Les orfèvres de Strasbourg

Dans son livre sur l’Histoire de l’orfèvrerie-joaillerie, qui intègre Le livre d’or des métiers, paru en 1850, Paul Lacroix écrit que « De tous les arts, le plus ancien est peut-être l’art de travailler l’or, c'est-à-dire l’orfèvrerie ». On l’oublie souvent, l’or a été travaillé avant le fer. L’orfèvre médiéval est l’héritier direct de l’aurifex romain, c'est-à-dire au sens propre artisan de l’or. Ville royale puis impériale, centre intellectuel de premier ordre participant au développement de l’imprimerie, Strasbourg hérite d’une longue tradition de savoir-faire dans le domaine du travail des métaux précieux. La corporation des orfèvres strasbourgeoise,  comme celles de beaucoup d’autres villes françaises, a droit à son blason : « d’azur à un chevron d’or accompagné en pointe de trois billettes ordonnées du même ». Dès le Moyen-Age, des familles d’orfèvres se sont établies ici et ont mis au point des procédés qui en font au fil des siècles des dynasties reconnues dans leur métier et des interlocuteurs écoutés des classes nobles et des hauts dignitaires. A la fin de ce magnifique ouvrage, un tableau mentionne par ordre alphabétique les orfèvres strasbourgeois, pour la plupart d’origine allemande. Il est facile de penser que la succession des noms suppose une remarquable transmission des expertises.
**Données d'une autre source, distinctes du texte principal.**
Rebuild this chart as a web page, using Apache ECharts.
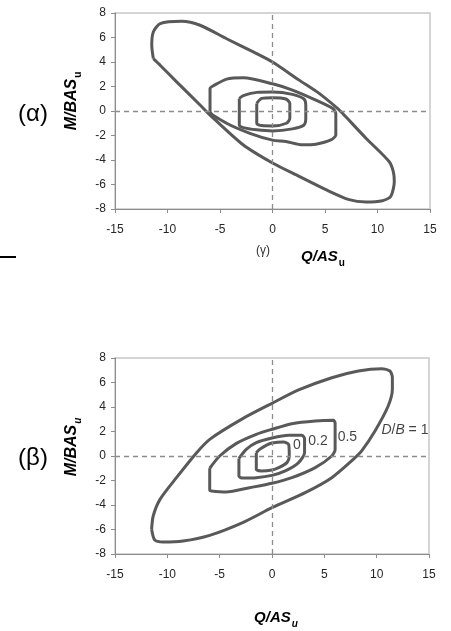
<!DOCTYPE html>
<html>
<head>
<meta charset="utf-8">
<script src="https://cdn.jsdelivr.net/npm/echarts@6/dist/echarts.min.js"></script>
<style>html,body{margin:0;padding:0;background:#fff;}#c{width:451px;height:631px;}</style>
</head>
<body>
<div id="c"></div>
<script>
// ---- data (Q/ASu, M/BASu) ----
var xTicks = [-15, -10, -5, 0, 5, 10, 15];
var yTicks = [-8, -6, -4, -2, 0, 2, 4, 6, 8];

// chart (α)
var alphaDB1 = [[-11.35,4.28],[-11.5,5.37],[-11.35,6.45],[-10.7,7.13],[-8.65,7.32],[-6.9,7.0],[-4.37,5.9],[-1.83,4.82],[0,4.0],[2.54,2.52],[4.44,1.44],[6.19,0.22],[6.67,-0.19],[8.9,-2.22],[11.1,-4.12],[11.5,-4.93],[11.6,-5.75],[11.27,-6.96],[10.48,-7.32],[8.9,-7.43],[7.3,-7.24],[5.08,-6.42],[2.54,-5.34],[0,-4.25],[-2.8,-2.76],[-5.95,-0.33],[-6.9,0.49],[-9.13,2.38],[-10.7,3.74],[-11.35,4.28]];
var alphaDB05 = [[-5.95,0.08],[-5.95,1.84],[-5.63,2.06],[-4.37,2.6],[-2.78,2.71],[0,2.22],[1.9,1.71],[4.13,0.89],[5.71,0.22],[6.03,-0.19],[6.03,-1.95],[5.56,-2.36],[4.13,-2.71],[2.86,-2.76],[1.27,-2.49],[0,-2.38],[-2.15,-1.82],[-4.37,-1.0],[-5.95,-0.05],[-5.95,0.08]];
var alphaDB02 = [[-3.16,1.03],[-2.78,1.25],[-1.5,1.52],[0,1.55],[1.9,1.36],[3.0,0.98],[3.17,0.49],[3.17,-0.6],[3.0,-1.14],[1.9,-1.46],[0,-1.63],[-1.5,-1.54],[-2.78,-1.36],[-3.16,-1.14],[-3.16,1.03]];
var alphaDB0 = [[-1.5,0.62],[-1.03,1.03],[0,1.08],[1.27,0.98],[1.65,0.62],[1.65,-0.6],[1.33,-1.0],[0,-1.22],[-1.03,-1.19],[-1.5,-1.0],[-1.5,0.62]];

// chart (β)
var betaDB1 = [[-11.5,-5.99],[-11.35,-4.9],[-10.7,-3.54],[-9.13,-1.77],[-7.2,0.27],[-5.95,1.36],[-2.8,3.05],[0,4.3],[2.54,5.39],[5.71,6.39],[8.25,6.94],[10.48,7.13],[11.27,6.94],[11.5,6.39],[11.5,5.44],[11.1,4.08],[9.84,2.04],[8.57,0.41],[7.94,-0.14],[5.71,-1.77],[3.17,-2.99],[0,-4.22],[-2.8,-5.44],[-5.95,-6.48],[-8.5,-6.94],[-10.4,-7.02],[-11.2,-6.86],[-11.5,-5.99]];
var betaDB05 = [[-5.95,-1.0],[-5.0,0],[-3.4,1.03],[-1.5,1.77],[0,2.18],[1.9,2.64],[4.13,2.86],[5.87,2.91],[6.03,2.67],[6.03,0.54],[5.71,0],[4.13,-0.95],[1.9,-1.77],[0,-2.23],[-2.15,-2.59],[-4.37,-2.94],[-5.8,-2.86],[-5.95,-2.8],[-5.95,-1.0]];
var betaDB02 = [[-3.16,-0.2],[-2.46,0.54],[-1.5,1.09],[0,1.47],[1.59,1.69],[2.86,1.69],[3.11,1.42],[3.11,0.27],[2.54,-0.54],[1.27,-1.22],[0,-1.58],[-1.5,-1.77],[-2.9,-1.8],[-3.16,-1.63],[-3.16,-0.2]];
var betaDB0 = [[-1.5,0.27],[-1.19,0.54],[-0.56,0.87],[0,1.06],[1.11,1.14],[1.59,0.95],[1.65,0],[1.43,-0.54],[0.63,-0.95],[0,-1.14],[-1.03,-1.22],[-1.5,-1.09],[-1.5,0.27]];

// curve labels (β)
var curveLabels = ['0', '0.2', '0.5', '{i|D}/{i|B} = 1'];
var curveLabelPos = [[2.38,0.9],[4.39,1.22],[7.2,1.55],[12.7,2.12]];

// ---- chart ----
var FONT = 'Liberation Sans, Arial, sans-serif';
var LINE = '#595959';
var chart = echarts.init(document.getElementById('c'), null, {renderer: 'canvas'});

function xAx(gi) {
  return {
    type: 'value', gridIndex: gi, min: -15, max: 15, interval: 5,
    axisLine: {show: true, onZero: false, lineStyle: {color: '#8c8c8c', width: 1}},
    axisTick: {show: true, length: 4, lineStyle: {color: '#8c8c8c'}},
    axisLabel: {fontFamily: FONT, fontSize: 12, color: '#262626', margin: 15,
      formatter: function (v) { return xTicks.indexOf(v) >= 0 ? String(v) : ''; }},
    splitLine: {show: false}
  };
}
function yAx(gi) {
  return {
    type: 'value', gridIndex: gi, min: -8, max: 8, interval: 2,
    axisLine: {show: true, onZero: false, lineStyle: {color: '#8c8c8c', width: 1}},
    axisTick: {show: true, length: 4, lineStyle: {color: '#8c8c8c'}},
    axisLabel: {fontFamily: FONT, fontSize: 12, color: '#262626', margin: 9,
      formatter: function (v) { return yTicks.indexOf(v) >= 0 ? String(v) : ''; }},
    splitLine: {show: false}
  };
}
function curve(data, gi) {
  return {
    type: 'line', xAxisIndex: gi, yAxisIndex: gi, data: data,
    showSymbol: false, symbol: 'none', smooth: 0.25, silent: true,
    lineStyle: {color: LINE, width: 3}, animation: false
  };
}
function zeroLines(gi) {
  return {
    type: 'line', xAxisIndex: gi, yAxisIndex: gi, data: [], silent: true, animation: false,
    markLine: {
      silent: true, symbol: ['none', 'none'], label: {show: false},
      lineStyle: {color: '#8c8c8c', width: 1.3, type: [5, 4]},
      data: [{xAxis: 0}, {yAxis: 0}], animation: false
    }
  };
}

var mainRich = function (subItalic, size) {
  return {
    m: {fontFamily: FONT, fontSize: size, fontWeight: 'bold', fontStyle: 'italic', color: '#1a1a1a', lineHeight: 22},
    s: {fontFamily: FONT, fontSize: 10, fontWeight: 'bold', fontStyle: subItalic ? 'italic' : 'normal', color: '#1a1a1a', lineHeight: 22, verticalAlign: 'bottom', padding: [0, 0, 0, 1]}
  };
};

var option = {
  animation: false,
  grid: [
    {left: 115, top: 13, width: 315, height: 196, show: true, borderColor: '#c8c8c8', borderWidth: 1.5, backgroundColor: 'transparent'},
    {left: 115, top: 358, width: 314, height: 196, show: true, borderColor: '#c8c8c8', borderWidth: 1.5, backgroundColor: 'transparent'}
  ],
  xAxis: [xAx(0), xAx(1)],
  yAxis: [yAx(0), yAx(1)],
  series: [
    zeroLines(0), zeroLines(1),
    curve(alphaDB1, 0), curve(alphaDB05, 0), curve(alphaDB02, 0), curve(alphaDB0, 0),
    curve(betaDB1, 1), curve(betaDB05, 1), curve(betaDB02, 1), curve(betaDB0, 1),
    {
      type: 'scatter', xAxisIndex: 1, yAxisIndex: 1, symbolSize: 1, silent: true,
      itemStyle: {color: 'rgba(0,0,0,0)'},
      data: curveLabelPos.map(function (p, i) { return {value: p, name: curveLabels[i]}; }),
      label: {
        show: true, position: 'inside', formatter: '{b}',
        fontFamily: FONT, fontSize: 14, color: '#111',
        rich: {i: {fontFamily: FONT, fontSize: 14, fontStyle: 'italic', color: '#111'}}
      }
    }
  ],
  graphic: [
    {type: 'text', x: 33, y: 114, style: {text: '(α)', fontFamily: FONT, fontSize: 24, fill: '#000', align: 'center', verticalAlign: 'middle'}},
    {type: 'text', x: 33, y: 458, style: {text: '(β)', fontFamily: FONT, fontSize: 24, fill: '#000', align: 'center', verticalAlign: 'middle'}},
    {type: 'text', x: 263, y: 251, style: {text: '(γ)', fontFamily: FONT, fontSize: 12, fill: '#333', align: 'center', verticalAlign: 'middle'}},
    {type: 'rect', shape: {x: 0, y: 256, width: 16, height: 2}, style: {fill: '#000'}},
    {type: 'text', x: 72, y: 101, rotation: Math.PI / 2,
      style: {text: '{m|M/BAS}{s|u}', rich: mainRich(false, 16), align: 'center', verticalAlign: 'middle'}},
    {type: 'text', x: 323, y: 257,
      style: {text: '{m|Q/AS}{s|u}', rich: mainRich(false, 15), align: 'center', verticalAlign: 'middle'}},
    {type: 'text', x: 72, y: 447, rotation: Math.PI / 2,
      style: {text: '{m|M/BAS}{s|u}', rich: mainRich(true, 16), align: 'center', verticalAlign: 'middle'}},
    {type: 'text', x: 276, y: 618,
      style: {text: '{m|Q/AS}{s|u}', rich: mainRich(true, 15), align: 'center', verticalAlign: 'middle'}}
  ]
};
chart.setOption(option);
</script>
</body>
</html>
Ainsi des Braun, des Büttner, des Eisenheim, des Hammerer. Parmi ces artistes, se distinguent deux lignées prestigieuses, les Imlin et les Kirstein dont les arbres généalogiques figurent à la fin du livre.

 

David D’Angers dresse de Jacques-Frédéric Kirstein un portrait plein de finesse et de justesse. Il est l’auteur de cette extraordinaire scène montrant Alexandre à la Bataille du Granique, tirée d’un tableau de Charles Le Brun (1619-1690). Toute la dextérité de Kirstein se révèle sur cette plaque en argent, argent doré et bronze doré, au long de laquelle se déroule, comme une narration épique, le combat titanesque des Grecs et des Perses. Appuyé par les détails les plus infimes, le mouvement  ne perd en rien de son énergie d’ensemble. Pour reprendre les mots de David D’Angers, sous la main de cet artiste, « le métal disparaît ; c’est la vie qui le remplace ». Rendre compte de la richesse du haut relief repoussé à la main est difficile, il faut le voir pour se rendre compte de la virtuosité de l’exécution. David D’Angers note aussi que Kirstein « aime éperdument la chasse ». Sur plusieurs pièces, en effet, il évoque les animaux des forêts comme ce cerf et cette biche qui ornent le couvercle d’une bonbonnière (vers 1820-1830).

 

Pour sa part, Johannes Jacob Kirstein, maître en 1760, a exécuté la célèbre toilette de la comtesse de La Leyen, qui comprenait initialement plus de vingt pièces. L’ensemble présenté en compte 16, dont deux pots à fard de forme tulipe posés sur leur présentoir sur lequel sont très finement gravées les armes d’alliance. Il est en outre intéressant de lire l’histoire de ce service extraordinaire, ses fortunes diverses, sa dissémination, ses différents possesseurs. Autre témoignage du talent de cet orfèvre, l’écuelle néoclassique et son présentoir décorés de délicates frises et de feuilles d’acanthe. Les poinçons sont apposés sous les objets. Un répertoire des poinçons et le tableau des orfèvres de 1540 à 1796 est joint en annexe, information permettant de faciliter les recherches. Un orfèvre pouvait avoir recours à plusieurs poinçons, comme des motifs végétaux, des outils, des animaux.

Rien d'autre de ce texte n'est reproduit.